■ **EXERCISE REQUIREMENTS**:
Repeat every line, exactly, from the very first through the one where "(10,12) rectangle (1557,1160);" appears. Add nothing else.

** START **

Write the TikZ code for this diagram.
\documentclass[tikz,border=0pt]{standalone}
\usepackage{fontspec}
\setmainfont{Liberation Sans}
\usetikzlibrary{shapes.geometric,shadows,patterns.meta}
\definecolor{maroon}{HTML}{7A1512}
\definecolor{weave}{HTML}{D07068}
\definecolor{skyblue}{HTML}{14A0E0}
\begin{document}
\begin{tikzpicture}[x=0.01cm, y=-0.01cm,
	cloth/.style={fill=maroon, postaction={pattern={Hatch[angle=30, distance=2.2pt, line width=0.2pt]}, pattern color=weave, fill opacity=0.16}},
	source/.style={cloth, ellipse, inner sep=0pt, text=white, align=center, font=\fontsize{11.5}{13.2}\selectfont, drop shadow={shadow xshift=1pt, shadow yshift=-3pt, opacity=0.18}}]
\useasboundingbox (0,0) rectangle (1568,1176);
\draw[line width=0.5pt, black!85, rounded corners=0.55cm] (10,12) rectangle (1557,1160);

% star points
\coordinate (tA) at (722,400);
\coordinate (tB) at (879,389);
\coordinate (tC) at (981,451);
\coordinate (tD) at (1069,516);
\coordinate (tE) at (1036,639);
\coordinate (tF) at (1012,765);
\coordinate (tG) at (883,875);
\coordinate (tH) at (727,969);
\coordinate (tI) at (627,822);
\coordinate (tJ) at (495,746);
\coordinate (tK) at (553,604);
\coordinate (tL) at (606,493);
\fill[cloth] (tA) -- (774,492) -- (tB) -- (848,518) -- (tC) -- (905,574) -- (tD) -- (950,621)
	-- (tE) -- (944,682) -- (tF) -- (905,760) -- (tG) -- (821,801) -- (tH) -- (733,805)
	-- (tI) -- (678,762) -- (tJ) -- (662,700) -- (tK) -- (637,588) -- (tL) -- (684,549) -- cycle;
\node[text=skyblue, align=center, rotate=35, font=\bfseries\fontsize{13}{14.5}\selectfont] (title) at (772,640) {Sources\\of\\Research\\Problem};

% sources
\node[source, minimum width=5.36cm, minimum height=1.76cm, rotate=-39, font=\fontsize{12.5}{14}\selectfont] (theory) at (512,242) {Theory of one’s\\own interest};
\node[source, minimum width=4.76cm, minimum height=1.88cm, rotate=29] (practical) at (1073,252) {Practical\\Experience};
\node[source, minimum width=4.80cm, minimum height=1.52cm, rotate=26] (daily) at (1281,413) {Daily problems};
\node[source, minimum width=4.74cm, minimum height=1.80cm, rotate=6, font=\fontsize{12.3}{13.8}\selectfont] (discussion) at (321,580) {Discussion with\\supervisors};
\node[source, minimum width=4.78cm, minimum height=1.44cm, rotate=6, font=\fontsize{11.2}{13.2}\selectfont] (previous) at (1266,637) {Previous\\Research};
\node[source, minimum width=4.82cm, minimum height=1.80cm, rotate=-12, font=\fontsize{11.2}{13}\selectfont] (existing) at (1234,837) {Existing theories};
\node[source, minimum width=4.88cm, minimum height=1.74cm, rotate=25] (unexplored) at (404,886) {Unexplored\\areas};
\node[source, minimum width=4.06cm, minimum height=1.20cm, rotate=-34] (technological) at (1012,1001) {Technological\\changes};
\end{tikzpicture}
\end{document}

** END **

■ **ANSWER TO THIS PROBLEM**:
Write the TikZ code for this diagram.
\documentclass[tikz,border=0pt]{standalone}
\usepackage{fontspec}
\setmainfont{Liberation Sans}
\usetikzlibrary{shapes.geometric,shadows,patterns.meta}
\definecolor{maroon}{HTML}{7A1512}
\definecolor{weave}{HTML}{D07068}
\definecolor{skyblue}{HTML}{14A0E0}
\begin{document}
\begin{tikzpicture}[x=0.01cm, y=-0.01cm,
	cloth/.style={fill=maroon, postaction={pattern={Hatch[angle=30, distance=2.2pt, line width=0.2pt]}, pattern color=weave, fill opacity=0.16}},
	source/.style={cloth, ellipse, inner sep=0pt, text=white, align=center, font=\fontsize{11.5}{13.2}\selectfont, drop shadow={shadow xshift=1pt, shadow yshift=-3pt, opacity=0.18}}]
\useasboundingbox (0,0) rectangle (1568,1176);
\draw[line width=0.5pt, black!85, rounded corners=0.55cm] (10,12) rectangle (1557,1160);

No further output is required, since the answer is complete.